Een onderzoek uit 2002 naar aanvallen van wolven op mensen, nog steeds een grote rariteit, benadrukte dat het geen wolf moet zijn geweest. Het beest richtte zich niet op de benen of keel, wat wolven doen, maar probeerde met geweld het hoofd te vermorzelen of zelfs te verwijderen. Het is ongebruikelijk dat het beest zich op mensen richtte, terwijl er op hetzelfde moment in de directe omgeving schapen of ander vee aanwezig was. Ook viel het beest van Gévaudan vaker volwassenen aan dan de gemiddelde wolf doet. Omdat de grootte van de prooi in verband staat met grootte van een roofdier, moet het beest veel groter zijn geweest dan een wolf. In een artikel van National Geographic uit september 2016 beweerde Karl-Hans Taake dat het een mannelijke leeuw moet zijn geweest. Dat zou kloppen met de verklaringen over een roodachtige vacht, lange staart en zwarte streep op de rug. Ook het gebruik van klauwen, de enorme kracht en het feit dat het beest klaarblijkelijk meerdere schotwonden overleefde, zouden daarmee in overeenstemming zijn.
Het verhaal van het beest van Gévaudan wordt ook op andere manieren leven gehouden. Marie-Jeanne Valet werd door haar krachtdadige optreden in augustus 1765 een beroemdheid. In het dorpje Auvers werd in 1995 een beeldhouwwerk van Philippe Kaeppelin onthuld om de dappere Marie-Jeanne te herdenken. Er zijn van het ‘beest van ‘Gévaudan’ ook beelden in Marvejols en Saugues. In Saugues bevindt zich ook het Musée fantastique de la Bête du Gévaudan en in La Bresseyre-Saint-Mary staat een monument van Jean Chastel, de man die uiteindelijk het beest neerschoot. Hier en daar kan men in het landschap interessante verwijzingen vinden naar het historische monster.

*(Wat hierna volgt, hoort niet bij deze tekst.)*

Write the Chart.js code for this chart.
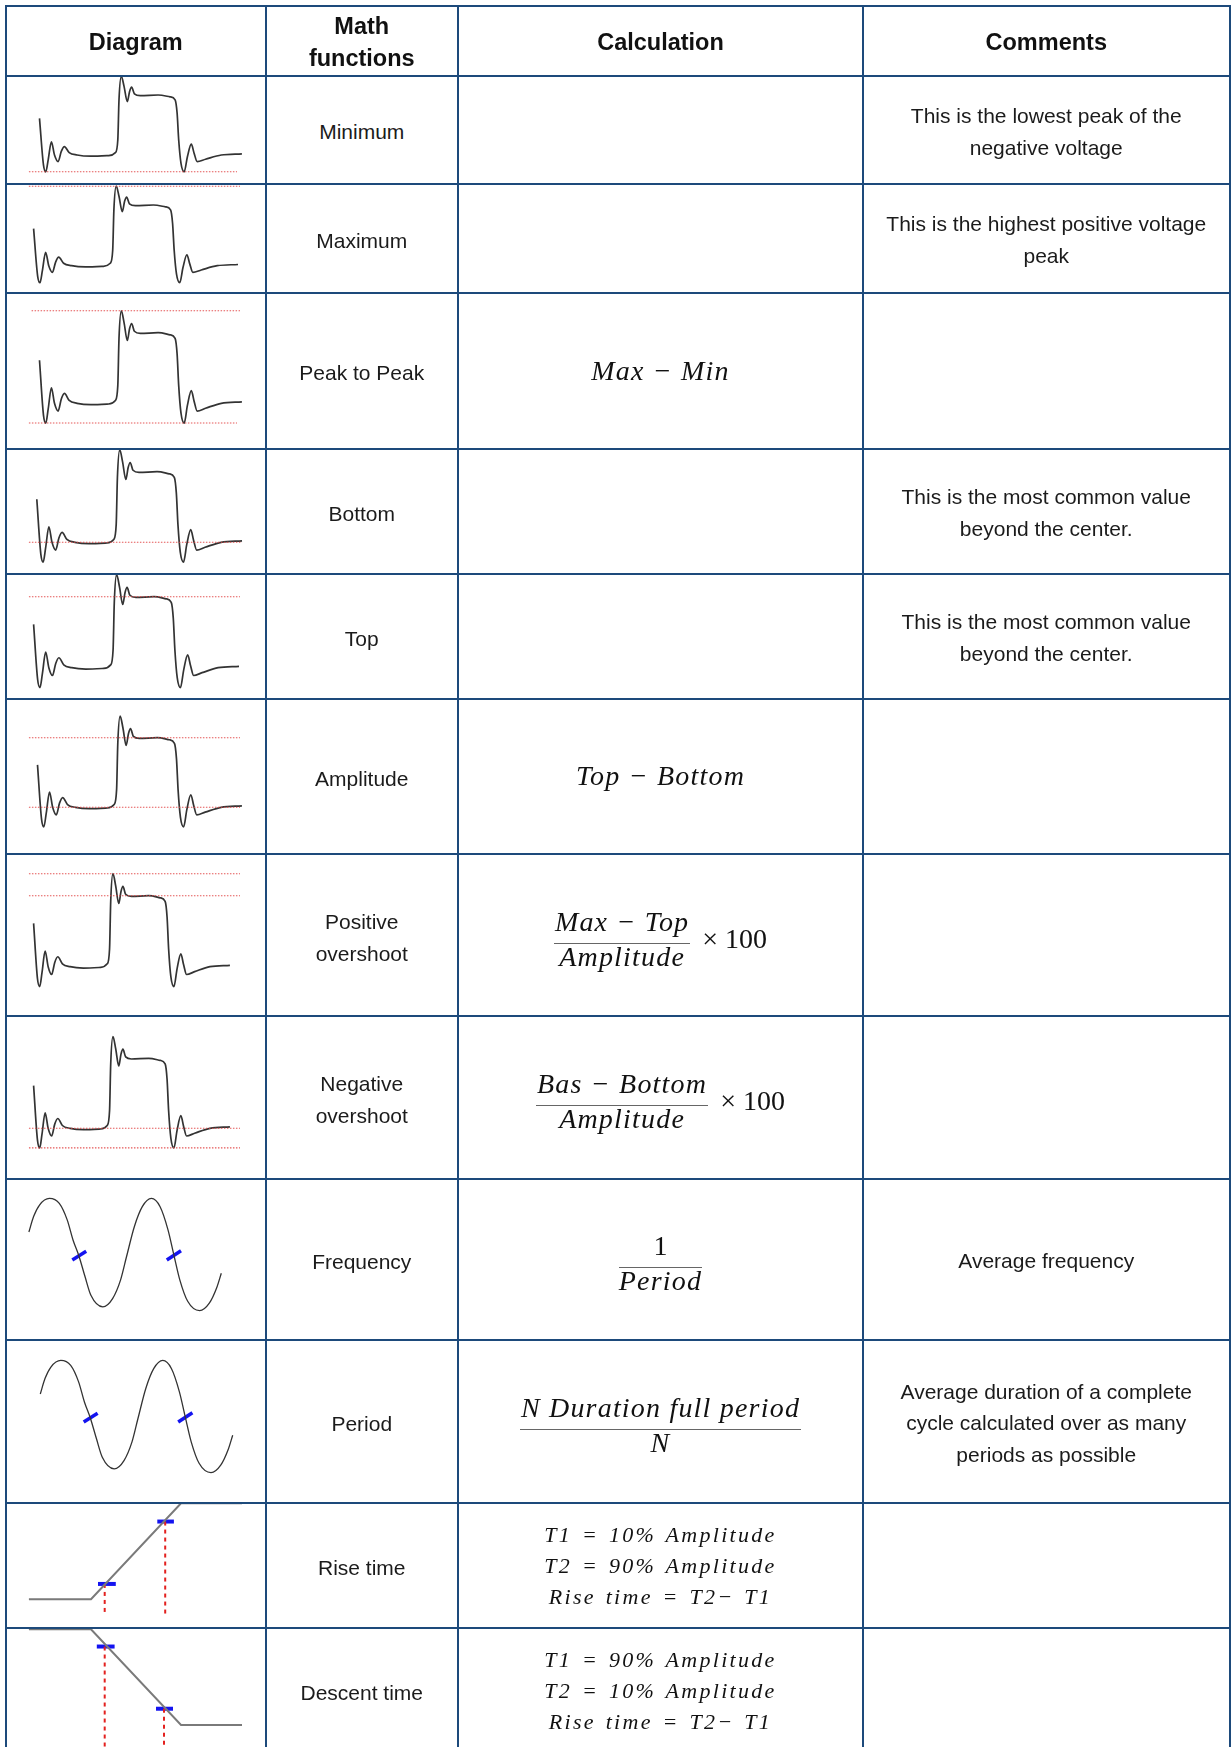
<!DOCTYPE html>
<html lang="en">
<head>
<meta charset="UTF-8">
<title>Math functions</title>
<script src="https://cdn.jsdelivr.net/npm/chart.js@4.4.1/dist/chart.umd.min.js"></script>
<style>
  body { margin: 0; background: #fff; }
  #page { position: relative; width: 1231px; height: 1747px; overflow: hidden; font-family: "Liberation Sans", Arial, sans-serif; color: #1b1b1b; }
  .cell { position: absolute; display: flex; align-items: center; justify-content: center; text-align: center; z-index: 1; }
  .hd { font-size: 23.5px; font-weight: bold; line-height: 31.7px; color: #111; }
  .lbl { font-size: 21px; line-height: 31.6px; }
  .m { font-family: "Liberation Serif", serif; font-style: italic; font-size: 28px; letter-spacing: 1.2px; color: #111; white-space: nowrap; }
  .r { font-style: normal; letter-spacing: 0; }
  .frac { display: inline-flex; flex-direction: column; align-items: center; vertical-align: middle; }
  .num { line-height: 28px; padding: 0 1px 7px; }
  .bar { align-self: stretch; border-top: 1.5px solid #666; }
  .den { line-height: 28px; margin-top: -1px; }
  .t { font-family: "Liberation Serif", serif; font-style: italic; font-size: 22px; letter-spacing: 2.3px; word-spacing: 2px; line-height: 31px; color: #111; white-space: nowrap; }
  .rule { position: absolute; background: #1d4a7b; z-index: 2; }
  canvas { position: absolute; }
</style>
</head>
<body>
<div id="page"></div>
<script>
  // pulse trace, x in time units, y in amplitude units (bottom = 0, top = 1)
  const pulseX = [0, 4, 6.3, 8.7, 11.9, 15, 18.6, 21.8, 24.9, 29.7, 37.6, 51.4, 69.2, 75.9, 78.3, 79.5, 81.8, 84.6, 87.8, 90.1, 92.1, 94.9, 100.8, 118.6, 130.5, 135.6, 137.6, 139.2, 141.5, 144.7, 147.9, 151.8, 154.6, 157.7, 166, 181.8, 202.4]
  const pulseY = [0.61, -0.17, -0.28, -0.08, 0.22, 0, -0.11, 0.06, 0.14, 0.04, 0, -0.02, -0.01, 0.04, 0.25, 0.92, 1.31, 1.14, 0.89, 1.06, 1.13, 1.02, 0.99, 1.0, 0.97, 0.92, 0.7, 0.25, -0.14, -0.28, -0.03, 0.18, 0.03, -0.11, -0.07, 0, 0.02]
  const levels = { min: -0.28, max: 1.31, bottom: 0, top: 1 }

  // sine trace for frequency / period
  const sineX = [0, 4.7, 10.6, 20.5, 30.4, 38.3, 44.2, 50.1, 56.1, 62, 73.9, 83.7, 91.7, 97.6, 105.5, 113.4, 122.5, 131.2, 139.1, 145, 150.9, 158.8, 170.7, 180.6, 187.7, 192.4]
  const sineY = [0.4, 0.68, 0.89, 1.01, 0.92, 0.62, 0.25, -0.04, -0.41, -0.75, -0.96, -0.81, -0.47, -0.05, 0.5, 0.86, 1.01, 0.86, 0.44, -0.02, -0.47, -0.86, -1.03, -0.89, -0.62, -0.35]
  const sineMarkX = [[43.4, 57.3], [137.9, 152.1]]
  const sineMarkY = [[-0.11, 0.05], [-0.11, 0.06]]

  // rise / descent ramps
  const rampX = [0, 62.1, 152.1, 213.1]
  const riseY = [0, 0, 1, 1]
  const fallY = [1, 1, 0, 0]
  const riseMarkX = [[69.1, 86.9], [128.4, 145]]
  const riseMarkY = [0.16, 0.81]
  const riseDropX = [75.8, 136.3]
  const fallMarkX = [[67.9, 85.7], [127.1, 144.1]]
  const fallMarkY = [0.82, 0.17]
  const fallDropX = [75.8, 135.1]
  const riseDropEnd = -0.17
  const fallDropEnd = -0.4

  const headers = ['Diagram', 'Math<br>functions', 'Calculation', 'Comments']
  const labels = ['Minimum', 'Maximum', 'Peak to Peak', 'Bottom', 'Top', 'Amplitude', 'Positive<br>overshoot', 'Negative<br>overshoot', 'Frequency', 'Period', 'Rise time', 'Descent time']
  const comments = [
    'This is the lowest peak of the<br>negative voltage',
    'This is the highest positive voltage<br>peak',
    '',
    'This is the most common value<br>beyond the center.',
    'This is the most common value<br>beyond the center.',
    '', '', '',
    'Average frequency',
    'Average duration of a complete<br>cycle calculated over as many<br>periods as possible',
    '', ''
  ]
  // which reference levels each pulse row shows, with their x extent
  const pulseRefs = [
    [['min', -10.6, 197.5]],
    [['max', -4.7, 204.4]],
    [['max', -7.9, 200.5], ['min', -10.6, 197.5]],
    [['bottom', -7.8, 202.4]],
    [['top', -4.6, 203.3]],
    [['top', -8.5, 200.5], ['bottom', -8.5, 200.5]],
    [['max', -4.8, 212.8], ['top', -4.8, 212.8]],
    [['bottom', -4.8, 212.8], ['min', -4.8, 212.8]]
  ]

  // layout
  const rowEdges = [6, 75.5, 183.5, 292.5, 448.5, 573.5, 698.5, 854, 1016, 1178.5, 1340, 1502.5, 1627.5, 1752.5]
  const colEdges = [6, 265.5, 458, 863, 1229.5]
  // x of data 0, px per x unit, y of data 0, px per y unit
  const diagramMaps = [
    [39.5, 1.0, 155, 60], [33.6, 1.01, 265.7, 60.7], [39.5, 1.0, 403.3, 70.6], [36.8, 1.014, 542.3, 70.6],
    [33.6, 1.015, 667.7, 71], [37.5, 1.01, 807.3, 69.6], [33.6, 0.97, 966.7, 71], [33.6, 0.97, 1128.3, 70],
    [28.9, 1.0, 1254, 55], [40.3, 1.0, 1416, 55], [28.9, 1.0, 1599.3, 96], [28.9, 1.0, 1725, 95.7]
  ]

  const frac = (n, d) => `<span class="frac"><span class="num">${n}</span><span class="bar"></span><span class="den">${d}</span></span>`
  const times = '<span class="r" style="margin-left:12px">× 100</span>'
  const formulas = [
    '', '',
    '<span class="m">Max − Min</span>',
    '', '',
    '<span class="m">Top − Bottom</span>',
    `<span class="m" style="display:flex;align-items:center;transform:translateY(4px)">${frac('Max − Top', 'Amplitude')}${times}</span>`,
    `<span class="m" style="display:flex;align-items:center;transform:translateY(4px)">${frac('Bas − Bottom', 'Amplitude')}${times}</span>`,
    `<span class="m" style="transform:translateY(4px)">${frac('<span class="r">1</span>', 'Period')}</span>`,
    `<span class="m" style="transform:translateY(4px)">${frac('N Duration full period', 'N')}</span>`,
    '<div><div class="t">T1 = 10% Amplitude</div><div class="t">T2 = 90% Amplitude</div><div class="t">Rise time = T2− T1</div></div>',
    '<div><div class="t">T1 = 90% Amplitude</div><div class="t">T2 = 10% Amplitude</div><div class="t">Rise time = T2− T1</div></div>'
  ]

  const page = document.getElementById('page')
  const pts = (xs, ys) => xs.map((x, i) => ({ x, y: ys[i] }))
  const seg = (x1, y1, x2, y2) => [{ x: x1, y: y1 }, { x: x2, y: y2 }]

  const trace = (data, color, width, smooth) => ({
    data, borderColor: color, borderWidth: width, pointRadius: 0,
    cubicInterpolationMode: smooth ? 'monotone' : 'default', tension: 0
  })
  const dotted = data => ({ data, borderColor: 'rgba(225,70,70,0.9)', borderWidth: 1.1, borderDash: [1.5, 1.5], pointRadius: 0, tension: 0 })
  const dashed = data => ({ data, borderColor: '#e3211f', borderWidth: 2, borderDash: [4, 4], pointRadius: 0, tension: 0 })
  const blue = (data, w) => ({ data, borderColor: '#1414f0', borderWidth: w, pointRadius: 0, tension: 0 })

  const cell = (x1, y1, x2, y2, html, cls) => {
    const d = document.createElement('div')
    d.className = 'cell ' + (cls || '')
    Object.assign(d.style, { left: x1 + 'px', top: y1 + 'px', width: (x2 - x1) + 'px', height: (y2 - y1) + 'px' })
    d.innerHTML = html
    page.appendChild(d)
  }

  const makeChart = (rowIdx, datasets) => {
    const [x0, sx, y0, sy] = diagramMaps[rowIdx]
    const top = rowEdges[rowIdx + 1], bottom = rowEdges[rowIdx + 2]
    const L = 7, W = 258
    const T = Math.round(top - 14), H = Math.round(bottom - top + 28)
    const c = document.createElement('canvas')
    c.width = W
    c.height = H
    Object.assign(c.style, { left: L + 'px', top: T + 'px', width: W + 'px', height: H + 'px' })
    page.appendChild(c)
    new Chart(c, {
      type: 'line',
      data: { datasets },
      options: {
        responsive: false,
        animation: false,
        devicePixelRatio: 1,
        layout: { padding: 0 },
        plugins: { legend: { display: false }, tooltip: { enabled: false } },
        scales: {
          x: { type: 'linear', display: false, min: (L - x0) / sx, max: (L + W - x0) / sx },
          y: { type: 'linear', display: false, min: (y0 - (T + H)) / sy, max: (y0 - T) / sy }
        }
      }
    })
  }

  // pulse diagrams
  pulseRefs.forEach((refs, i) => {
    const sets = refs.map(([k, a, b]) => dotted(seg(a, levels[k], b, levels[k])))
    sets.push(trace(pts(pulseX, pulseY), '#333', 1.7, true))
    makeChart(i, sets)
  })

  // frequency and period
  ;[8, 9].forEach(i => {
    const sets = [trace(pts(sineX, sineY), '#333', 1.3, true)]
    sineMarkX.forEach((mx, j) => sets.push(blue(seg(mx[0], sineMarkY[j][0], mx[1], sineMarkY[j][1]), 3.5)))
    makeChart(i, sets)
  })

  // rise time
  {
    const sets = [trace(pts(rampX, riseY), '#7a7a7a', 2, false)]
    riseDropX.forEach((x, j) => sets.push(dashed(seg(x, riseMarkY[j], x, riseDropEnd))))
    riseMarkX.forEach((mx, j) => sets.push(blue(seg(mx[0], riseMarkY[j], mx[1], riseMarkY[j]), 4)))
    makeChart(10, sets)
  }
  // descent time
  {
    const sets = [trace(pts(rampX, fallY), '#7a7a7a', 2, false)]
    fallDropX.forEach((x, j) => sets.push(dashed(seg(x, fallMarkY[j], x, fallDropEnd))))
    fallMarkX.forEach((mx, j) => sets.push(blue(seg(mx[0], fallMarkY[j], mx[1], fallMarkY[j]), 4)))
    makeChart(11, sets)
  }

  // header and text cells
  headers.forEach((h, c) => cell(colEdges[c], rowEdges[0] + 2, colEdges[c + 1], rowEdges[1] + 2, h, 'hd'))
  labels.forEach((lab, r) => {
    const y1 = rowEdges[r + 1], y2 = rowEdges[r + 2]
    cell(colEdges[1], y1 + 2.5, colEdges[2], y2 + 2.5, lab, 'lbl')
    cell(colEdges[2], y1, colEdges[3], y2, formulas[r])
    cell(colEdges[3], y1 + 2, colEdges[4], y2 + 2, comments[r], 'lbl')
  })

  // grid rules
  const rule = (x, y, w, h) => {
    const d = document.createElement('div')
    d.className = 'rule'
    Object.assign(d.style, { left: x + 'px', top: y + 'px', width: w + 'px', height: h + 'px' })
    page.appendChild(d)
  }
  const y0 = rowEdges[0], yN = rowEdges[rowEdges.length - 1]
  colEdges.forEach(x => rule(x - 1, y0 - 1, 2, yN - y0 + 2))
  rowEdges.forEach(y => rule(colEdges[0] - 1, y - 1, colEdges[4] - colEdges[0] + 2, 2))
</script>
</body>
</html>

Het Beest van Gévaudan is een populair thema bij liefhebbers van weerwolfverhalen, bij de pseudowetenschappers van de cryptozoölogie (die op zoek zijn naar mogelijke dieren als zeemeermannen, het monster van Loch Ness, Bigfoot, Yeti en dergelijke) en bij samenzweringstheoretici. Een van die samenzweringsverhalen kwam als snel in omloop. Het verhaal werd de wereld in geslingerd dat Jean Chastel zelf verantwoordelijk voor de aanvallen. Hij zou allerlei mensen hebben aangevallen en gedood en daarna een grote hond hebben gebruikt om de sporen te maskeren. Op basis hiervan kwam nog in 2002 een film uit, La Bête du Gévaudan, waarin de bevolking van het afgelegen bergdorpje Saugues in doodsangst leefde na een reeks gruwelijke moorden door een verschrikkelijk monster. De dorpelingen, aangevoerd door abbé Pourcher, waren ervan overtuigd dat de hugenootse smid Jean Chastel de moorden op zijn geweten had, maar de jonge arts Pierre Rampal geloofde in Chastel onschuld en ging op onderzoek uit. De mysterieuze geschiedenis was een inspiratie voor allerlei verbeeldingen in literatuur, film en andere media.